3 March 2018   Leave a comment

The McKinsey Global Institute has released a new report entitled “How will automation affect economies around the world?”  It is a transcript of a podcast, so one can read or listen to it.  There are three interviews, one on China, one on Europe, and one on India.  Overall, the report is consistent with how automation will be accompanied by job displacement, but there are some very creative and interesting ideas on how to address job losses and adding new skills to the current workforce.  For example, one possibility is to integrate job training into current jobs:

“Why not make sure that instead of working so many hours a week, ensure a portion of it—2 percent, 3 percent, 5 percent of that—is actually devoted for new learnings. And these learnings, if you do them right, will give you the rights basically to get points for your pension in the future. In this concept, instead of adjusting the number of hours to work, because there will likely be a bit less work in the future, you will still work. But you work for the future. Firms have an incentive to possibly even co-finance because firms are not bad guys. They’re not there to take people out. They want people that are good at doing their job and complementary with capital. And for them, they need these skills, and these skills come from job trainings most of the time.”

The description of the Chinese response to automation is particularly interesting given the large population and the rate of economic change in China.  The Chinese seem to have thought long and hard about how to deal with unemployed workers.  McKinsey also has a report entitled “What can history teach us about technology and jobs?” and one entitled “How do we create meaningful work in an age of automation?

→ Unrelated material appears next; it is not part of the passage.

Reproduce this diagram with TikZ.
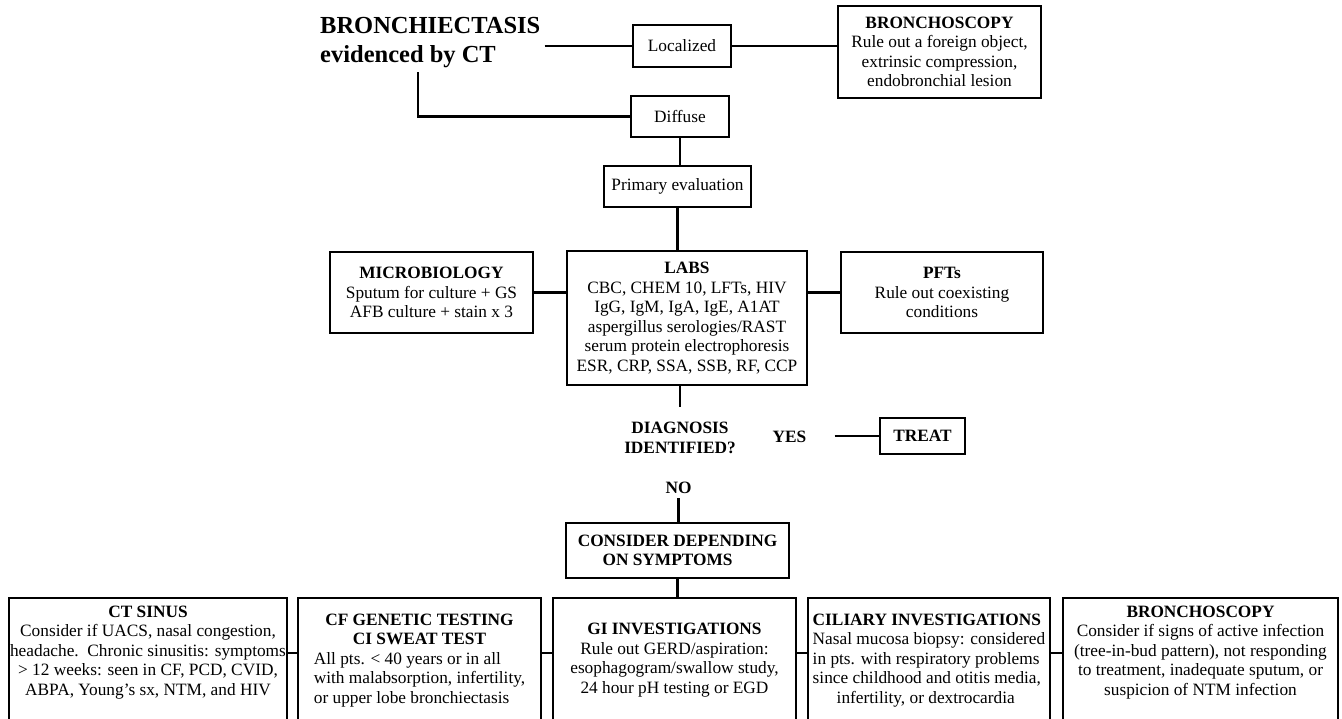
\documentclass[tikz,border=0pt]{standalone}
\usepackage{fontspec}
\setmainfont{Liberation Serif}
\begin{document}
\begin{tikzpicture}[x=1pt,y=-1pt,line width=2.4pt,
        frame/.style={draw=black,line width=2.4pt,inner sep=0pt,font=\fontsize{17.3}{19.5}\selectfont},
        box/.style={frame,align=center},
        headbox/.style={box,font=\fontsize{17.3}{19.5}\selectfont\bfseries},
        bottombox/.style={box,anchor=north,minimum height=124pt},
        boldtext/.style={align=center,inner sep=3pt,font=\fontsize{17.3}{19.5}\selectfont\bfseries},
        titletext/.style={align=left,inner sep=3pt,font=\fontsize{24.5}{29}\selectfont\bfseries}]
        \useasboundingbox (0,0) rectangle (1342,718);
        \node[titletext,anchor=west] (title) at (316,43) {BRONCHIECTASIS\\evidenced by CT};
        \node[box,minimum width=98pt,minimum height=42pt] (localized) at (682,46) {Localized};
        \node[box,minimum width=203pt,minimum height=92pt] (bronchtop) at (939.5,52) {\textbf{BRONCHOSCOPY}\\Rule out a foreign object,\\extrinsic compression,\\endobronchial lesion};
        \node[box,minimum width=98pt,minimum height=41pt] (diffuse) at (680,116.5) {Diffuse};
        \coordinate (bend) at (418,116.5);
        \node[box,minimum width=147pt,minimum height=41pt] (primary) at (677.5,186.5) {Primary evaluation};
        \node[box,minimum width=203pt,minimum height=81pt] (micro) at (431.5,292.5) {\textbf{MICROBIOLOGY}\\Sputum for culture + GS\\AFB culture + stain x 3};
        \node[box,minimum width=240pt,minimum height=134pt] (labs) at (687,318) {\textbf{LABS}\\CBC, CHEM 10, LFTs, HIV\\IgG, IgM, IgA, IgE, A1AT\\aspergillus serologies/RAST\\serum protein electrophoresis\\ESR, CRP, SSA, SSB, RF, CCP};
        \node[box,minimum width=202pt,minimum height=81pt] (pfts) at (942,292.5) {\textbf{PFTs}\\Rule out coexisting\\conditions};
        \node[boldtext] (diag) at (680,438) {DIAGNOSIS\\IDENTIFIED?};
        \node[boldtext] (yes) at (789.5,437) {YES};
        \coordinate (yesend) at ([xshift=24pt]yes.east);
        \node[headbox,minimum width=85pt,minimum height=36pt] (treat) at (922.5,436) {TREAT};
        \node[boldtext] (no) at (678.5,488) {NO};
        \node[headbox,minimum width=223pt,minimum height=55pt] (consider) at (677.5,550.5) {CONSIDER DEPENDING\\ON SYMPTOMS\hspace*{20pt}};
        \node[bottombox,minimum width=278pt] (ctsinus) at (148,597) {\textbf{CT SINUS}\\Consider if UACS, nasal congestion,\\headache.\ \ Chronic sinusitis: symptoms\\> 12 weeks: seen in CF, PCD, CVID,\\ABPA, Young’s sx, NTM, and HIV\\\mbox{}};
        \node[frame,anchor=north,minimum height=124pt,minimum width=243pt] (cfgen) at (419.5,597) {\begin{tabular}{@{}l@{}}\multicolumn{1}{@{}c@{}}{\bfseries CF GENETIC TESTING}\\\multicolumn{1}{@{}c@{}}{\bfseries CI SWEAT TEST}\\All pts. < 40 years or in all\\with malabsorption, infertility,\\or upper lobe bronchiectasis\end{tabular}};
        \node[bottombox,minimum width=243pt] (gi) at (674.5,597) {\textbf{GI INVESTIGATIONS}\\Rule out GERD/aspiration:\\esophagogram/swallow study,\\24 hour pH testing or EGD};
        \node[bottombox,align=left,minimum width=242pt] (ciliary) at (929,597) {\textbf{CILIARY INVESTIGATIONS}\\Nasal mucosa biopsy: considered\\in pts. with respiratory problems\\since childhood and otitis media,\\\hspace*{24pt}infertility, or dextrocardia};
        \node[bottombox,minimum width=275pt] (bronchbot) at (1200.5,597) {\textbf{BRONCHOSCOPY}\\Consider if signs of active infection\\(tree-in-bud pattern), not responding\\to treatment, inadequate sputum, or\\suspicion of NTM infection\hspace*{26pt}\\\mbox{}};
        \draw (title.east |- localized.west) -- (localized.west);
        \draw (localized.east) -- (localized.east -| bronchtop.west);
        \draw (title.south -| bend) -- (bend) -- (diffuse.west);
        \draw (diffuse.south) -- (diffuse.south |- primary.north);
        \draw (primary.south) -- (primary.south |- labs.north);
        \draw (micro.east) -- (micro.east -| labs.west);
        \draw (pfts.west) -- (pfts.west -| labs.east);
        \draw (labs.south -| diag.north) -- ([yshift=11pt]diag.north);
        \draw (yesend |- treat.west) -- (treat.west);
        \draw (no.south) -- (no.south |- consider.north);
        \draw (consider.south) -- (consider.south |- gi.north);
        \draw ([yshift=-56pt]ctsinus.north east) -- ([yshift=-56pt]cfgen.north west);
        \draw ([yshift=-56pt]cfgen.north east) -- ([yshift=-56pt]gi.north west);
        \draw ([yshift=-56pt]gi.north east) -- ([yshift=-56pt]ciliary.north west);
        \draw ([yshift=-56pt]ciliary.north east) -- ([yshift=-56pt]bronchbot.north west);
\end{tikzpicture}
\end{document}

European Commission chief Jean-Claude Juncker has responded to US President Trump’s plan to raise tariffs on imports of steel and aluminum.  Speaking in Hamburg, Germany, Juncker said:
“So now we will also impose import tariffs. This is basically a stupid process, the fact that we have to do this. But we have to do it. We will now impose tariffs on motorcycles, Harley Davidson, on blue jeans, Levis, on Bourbon. We can also do stupid. We also have to be this stupid.”

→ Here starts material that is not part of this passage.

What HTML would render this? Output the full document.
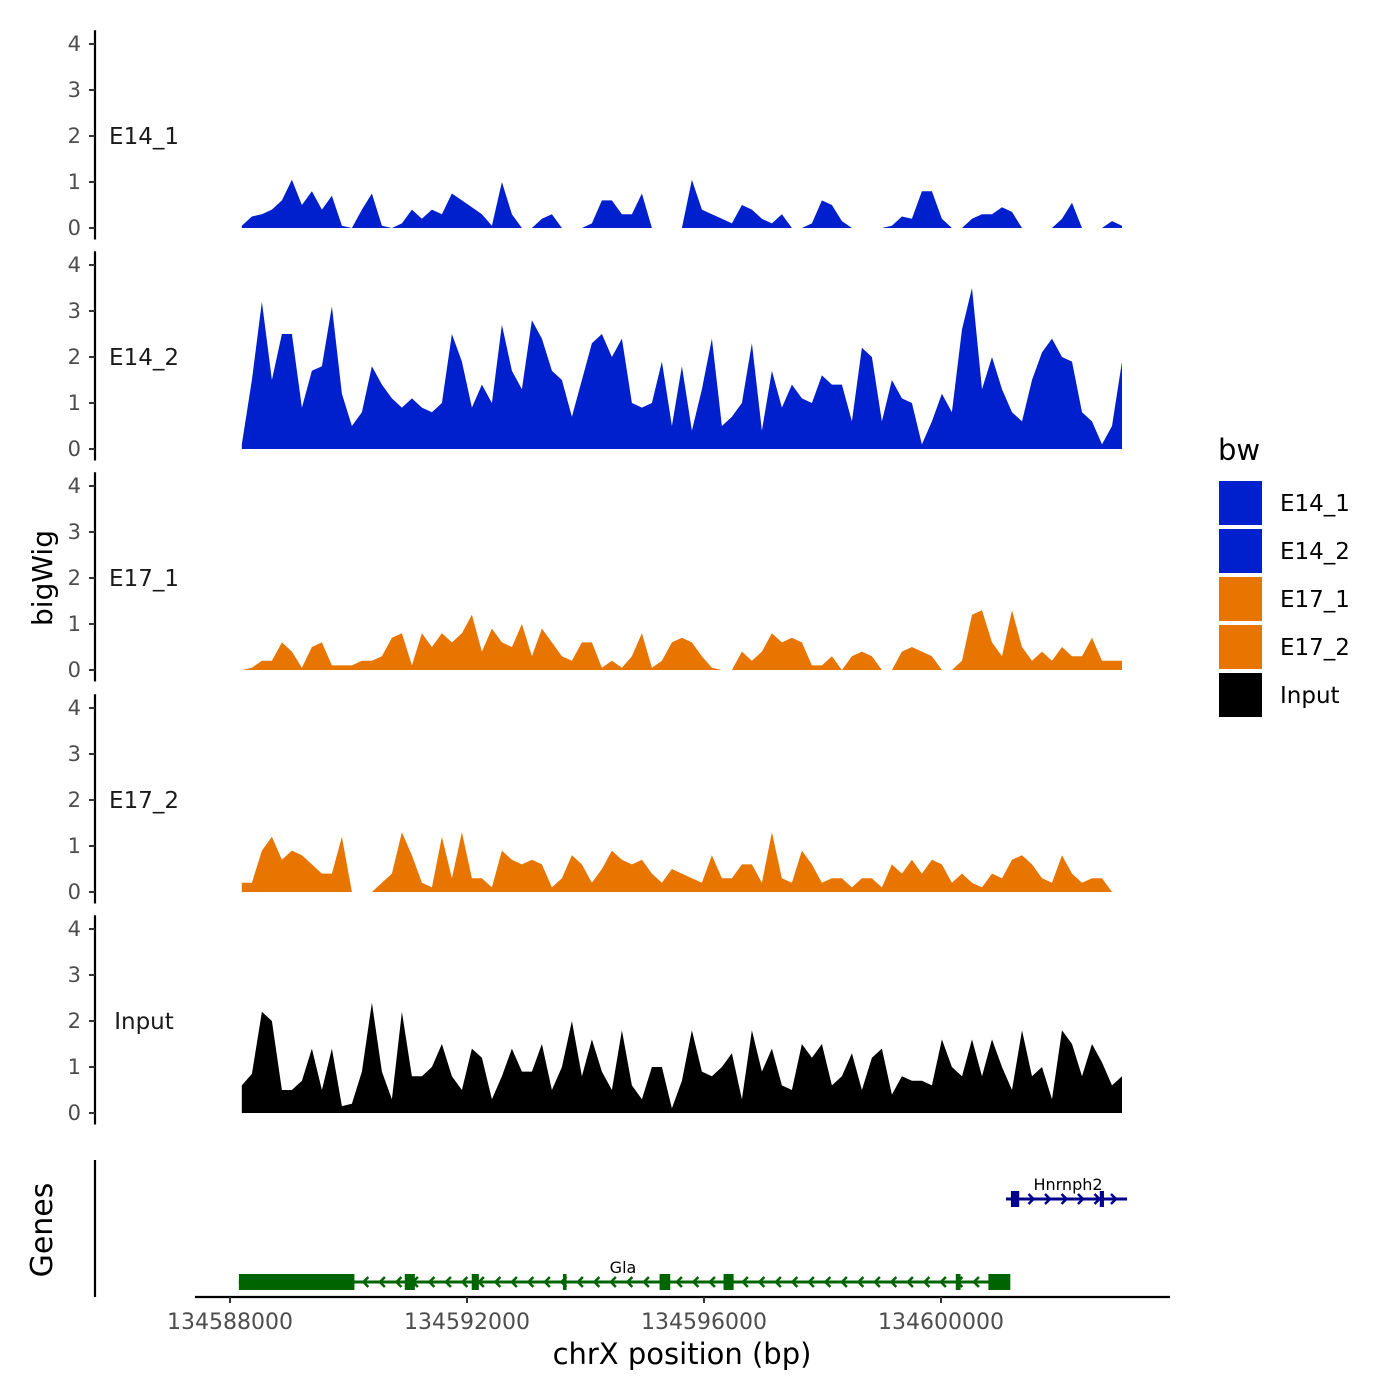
<!DOCTYPE html>
<html><head><meta charset="utf-8"><style>
body{margin:0;background:#fff;}
svg{display:block;font-family:"DejaVu Sans","Liberation Sans",sans-serif;}
</style></head><body>
<svg id="chart" width="1400" height="1400" viewBox="0 0 1400 1400" xmlns="http://www.w3.org/2000/svg">
<rect width="1400" height="1400" fill="#fff"/>
<g id="panels"></g>
<g id="genes"></g>
<g id="xaxis"></g>
<text x="52" y="578" transform="rotate(-90 52 578)" text-anchor="middle" font-size="28" fill="#000">bigWig</text>
<text x="52" y="1230" transform="rotate(-90 52 1230)" text-anchor="middle" font-size="30" fill="#000">Genes</text>
<text x="682" y="1364" text-anchor="middle" font-size="29" fill="#000">chrX position (bp)</text>
<g id="legend"></g>
</svg>
<script>
const trackNames = ["E14_1","E14_2","E17_1","E17_2","Input"];
const trackColors = ["#0020CD","#0020CD","#E87500","#E87500","#000000"];
const binStart = 134588200;
const binStep = 168.8;
const e14_1 = [0.05,0.25,0.3,0.4,0.6,1.05,0.5,0.8,0.4,0.7,0.05,0,0.4,0.75,0.05,0,0.1,0.4,0.2,0.4,0.3,0.75,0.6,0.45,0.3,0.05,1.0,0.3,0,0,0.2,0.3,0,0,0,0.1,0.6,0.6,0.3,0.3,0.75,0,0,0,0,1.05,0.4,0.3,0.2,0.1,0.5,0.4,0.2,0.1,0.3,0,0,0.1,0.6,0.5,0.15,0,0,0,0,0.05,0.25,0.2,0.8,0.8,0.2,0,0,0.2,0.3,0.3,0.45,0.35,0,0,0,0,0.2,0.55,0,0,0,0.15,0.05];
const e14_2 = [0.1,1.5,3.2,1.5,2.5,2.5,0.9,1.7,1.8,3.1,1.2,0.5,0.8,1.8,1.4,1.1,0.9,1.1,0.9,0.8,1.0,2.5,1.9,0.9,1.4,1.0,2.7,1.7,1.3,2.8,2.4,1.7,1.5,0.7,1.5,2.3,2.5,2.0,2.4,1.0,0.9,1.0,1.9,0.5,1.8,0.4,1.3,2.4,0.5,0.7,1.0,2.3,0.4,1.7,0.9,1.4,1.1,1.0,1.6,1.4,1.4,0.6,2.2,2.0,0.6,1.5,1.1,1.0,0.1,0.6,1.2,0.8,2.6,3.5,1.3,2.0,1.3,0.8,0.6,1.5,2.1,2.4,2.0,1.9,0.8,0.6,0.1,0.5,1.9];
const e17_1 = [0,0.05,0.2,0.2,0.6,0.4,0.05,0.5,0.6,0.1,0.1,0.1,0.2,0.2,0.3,0.7,0.8,0.1,0.8,0.5,0.8,0.6,0.8,1.2,0.4,0.9,0.6,0.5,1.0,0.3,0.9,0.6,0.3,0.2,0.6,0.6,0.05,0.2,0.05,0.3,0.8,0.05,0.2,0.6,0.7,0.6,0.3,0.05,0,0,0.4,0.2,0.4,0.8,0.6,0.7,0.6,0.1,0.1,0.3,0,0.3,0.4,0.3,0,0,0.4,0.5,0.4,0.3,0,0,0.2,1.2,1.3,0.6,0.3,1.3,0.5,0.2,0.4,0.2,0.5,0.3,0.3,0.7,0.2,0.2,0.2];
const e17_2 = [0.2,0.2,0.9,1.2,0.7,0.9,0.8,0.6,0.4,0.4,1.2,0,0,0,0.2,0.4,1.3,0.8,0.2,0.1,1.2,0.3,1.3,0.3,0.3,0.1,0.9,0.7,0.6,0.7,0.6,0.1,0.3,0.8,0.6,0.2,0.5,0.9,0.7,0.6,0.7,0.4,0.2,0.5,0.4,0.3,0.2,0.8,0.3,0.3,0.6,0.6,0.2,1.3,0.3,0.2,0.9,0.6,0.2,0.3,0.3,0.1,0.3,0.3,0.1,0.6,0.4,0.7,0.4,0.7,0.6,0.2,0.4,0.2,0.1,0.4,0.3,0.7,0.8,0.6,0.3,0.2,0.8,0.4,0.2,0.3,0.3,0,0];
const input = [0.6,0.85,2.2,2.0,0.5,0.5,0.7,1.4,0.5,1.4,0.15,0.2,0.9,2.4,0.9,0.3,2.2,0.8,0.8,1.0,1.5,0.8,0.5,1.4,1.2,0.3,0.8,1.4,0.9,0.9,1.5,0.5,1.0,2.0,0.8,1.6,0.9,0.5,1.8,0.6,0.3,1.0,1.0,0.1,0.7,1.8,0.9,0.8,1.0,1.3,0.3,1.8,0.9,1.4,0.6,0.5,1.5,1.2,1.5,0.6,0.8,1.3,0.5,1.2,1.4,0.4,0.8,0.7,0.7,0.6,1.6,1.0,0.8,1.6,0.8,1.6,1.0,0.5,1.8,0.8,1.0,0.3,1.8,1.5,0.8,1.5,1.1,0.6,0.8];
const yTicks = [0,1,2,3,4];
const xTicks = [134588000,134592000,134596000,134600000];
const xTickLabels = ["134588000","134592000","134596000","134600000"];
const glaExons = [[134588150,134590100],[134590950,134591120],[134592080,134592200],[134593620,134593680],[134595250,134595430],[134596330,134596500],[134600250,134600330],[134600800,134601170]];
const hnExons = [[134601180,134601320],[134602680,134602750]];

const NS="http://www.w3.org/2000/svg";
function xs(bp){return 230+(bp-134588000)*(711/12000);}
const panelBase=[228,449,670,892,1113];
function ys(p,v){return panelBase[p]-v*46;}
function mk(tag,attrs,parent){const e=document.createElementNS(NS,tag);for(const k in attrs)e.setAttribute(k,attrs[k]);parent.appendChild(e);return e;}

const series=[e14_1,e14_2,e17_1,e17_2,input];
const panels=document.getElementById('panels');
series.forEach((vals,p)=>{
  const g=mk('g',{},panels);
  
  
  let d='M'+xs(binStart).toFixed(1)+','+ys(p,0);
  vals.forEach((v,i)=>{d+=' L'+xs(binStart+i*binStep).toFixed(1)+','+ys(p,v).toFixed(1);});
  d+=' L'+xs(binStart+(vals.length-1)*binStep).toFixed(1)+','+ys(p,0)+' Z';
  const a=mk('path',{d:d,fill:trackColors[p]},g);
  
  
  const ax=mk('line',{x1:95,x2:95,y1:ys(p,4.3),y2:ys(p,-0.25),stroke:'#000','stroke-width':2.2},g);
  
  
  yTicks.forEach(t=>{
    mk('line',{x1:89,x2:95,y1:ys(p,t),y2:ys(p,t),stroke:'#333','stroke-width':2},g);
    const tx=mk('text',{x:81,y:ys(p,t)+7,'text-anchor':'end','font-size':21,fill:'#4d4d4d'},g);
    tx.textContent=t;
    
    
  });
  const lb=mk('text',{x:144,y:ys(p,2)+8,'text-anchor':'middle','font-size':23,fill:'#1a1a1a'},g);
  lb.textContent=trackNames[p];
  
  
});

// genes
const gg=document.getElementById('genes');
mk('line',{x1:95,x2:95,y1:1160,y2:1297,stroke:'#000','stroke-width':2.2},gg);
function gene(s,e,y,color,exons,dir,name,labx){
  mk('line',{x1:xs(s),x2:xs(e),y1:y,y2:y,stroke:color,'stroke-width':3},gg);
  for(let x=xs(s)+10;x<xs(e)-4;x+=16.5){
    const pts=dir<0?`${x+4},${y-5} ${x-1},${y} ${x+4},${y+5}`:`${x-4},${y-5} ${x+1},${y} ${x-4},${y+5}`;
    mk('polyline',{points:pts,fill:'none',stroke:color,'stroke-width':2.5},gg);
  }
  exons.forEach(ex=>{const r=mk('rect',{x:xs(ex[0]),y:y-8,width:Math.max(3,xs(ex[1])-xs(ex[0])),height:16,fill:color},gg);
    
    });
  const t=mk('text',{x:labx,y:y-9,'text-anchor':'middle','font-size':16,fill:'#000'},gg);
  t.textContent=name;
  
  
}
gene(134588150,134601130,1282,'#006400',glaExons,-1,'Gla',623);
gene(134601097,134603140,1199,'#00008B',hnExons,1,'Hnrnph2',1068);

// x axis
const xa=document.getElementById('xaxis');
mk('line',{x1:195,x2:1170,y1:1297,y2:1297,stroke:'#000','stroke-width':2.2},xa);
xTicks.forEach((t,i)=>{
  mk('line',{x1:xs(t),x2:xs(t),y1:1297,y2:1303,stroke:'#333','stroke-width':2},xa);
  const tx=mk('text',{x:xs(t),y:1329,'text-anchor':'middle','font-size':22,fill:'#4d4d4d'},xa);
  tx.textContent=xTickLabels[i];
  
  
});

// legend
const lg=document.getElementById('legend');
const lt=mk('text',{x:1218,y:460,'font-size':29,fill:'#000'},lg);
lt.textContent='bw';


trackNames.forEach((n,i)=>{
  const y=480+i*48;
  const r=mk('rect',{x:1218,y:y,width:45,height:46,fill:trackColors[i],stroke:'#fff','stroke-width':2},lg);
  
  
  const t=mk('text',{x:1280,y:y+31,'font-size':23,fill:'#000'},lg);
  t.textContent=n;
  
  
});
</script>
</body></html>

In response, President Trump threatened in a tweet that if Europe does raise its tariffs on US products, then the US will reciprocate by placing a tariff on imported European cars.  The illogic of such a move is manifest in the nature of the European car industry in the US.  According to the Washington Post:
“His attack on European automakers is mostly a direct threat at Germany, which exported $23 billion in cars to the United States in 2016, according to data aggregated by the Massachusetts Institute of Technology. But large German automakers also have a sizable presence in the United States, with BMW employing thousands of workers in South Carolina and Volkswagen employing thousands more in Tennessee. Those manufacturers produce hundreds of thousands of cars in the United States each year, many of which are later exported to buyers in Asia and Europe.”

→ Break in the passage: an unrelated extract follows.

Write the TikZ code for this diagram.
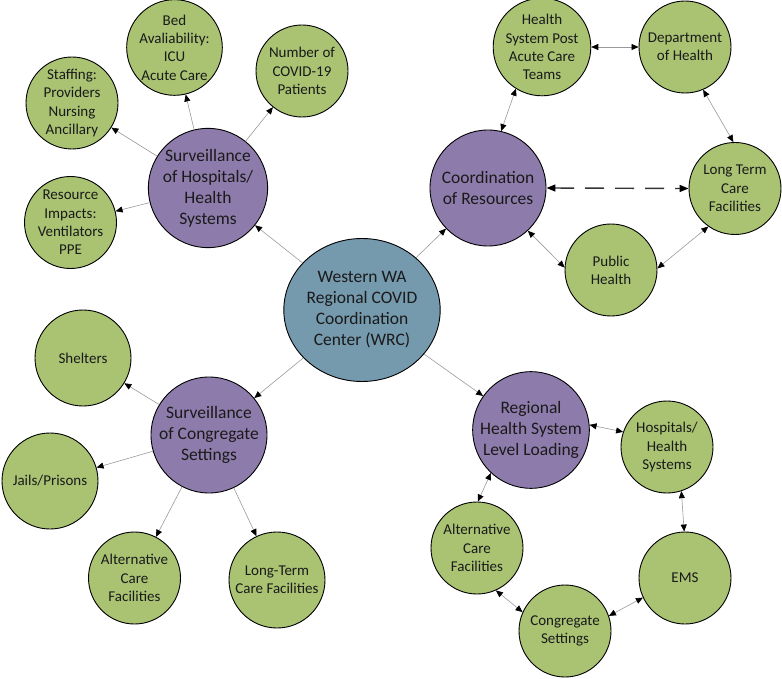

This is the logic of a trade war which will make most everyone worse off in the long run.
New York magazine has published a very disturbing story about foreign policy decision-making in the US.  Early in the Trump Administration, the US supported a Saudi-inspired boycott of Qatar ostensibly because Qatar supported terrorists.  The evidence was thin and even the US State Department was not supportive of the move.  The New York article indicates that President Trump’s son-in-law, Jared Kushner, had approached Qatar for a loan to help him make payments on a real estate holding that was losing a great deal of money.  Qatar refused to make the loan to Kushner who was a senior aide to President Trump.  There is no direct evidence between the Trump decision and the Qatari decision, but the possibility of private interests determining US foreign policy is unconscionable.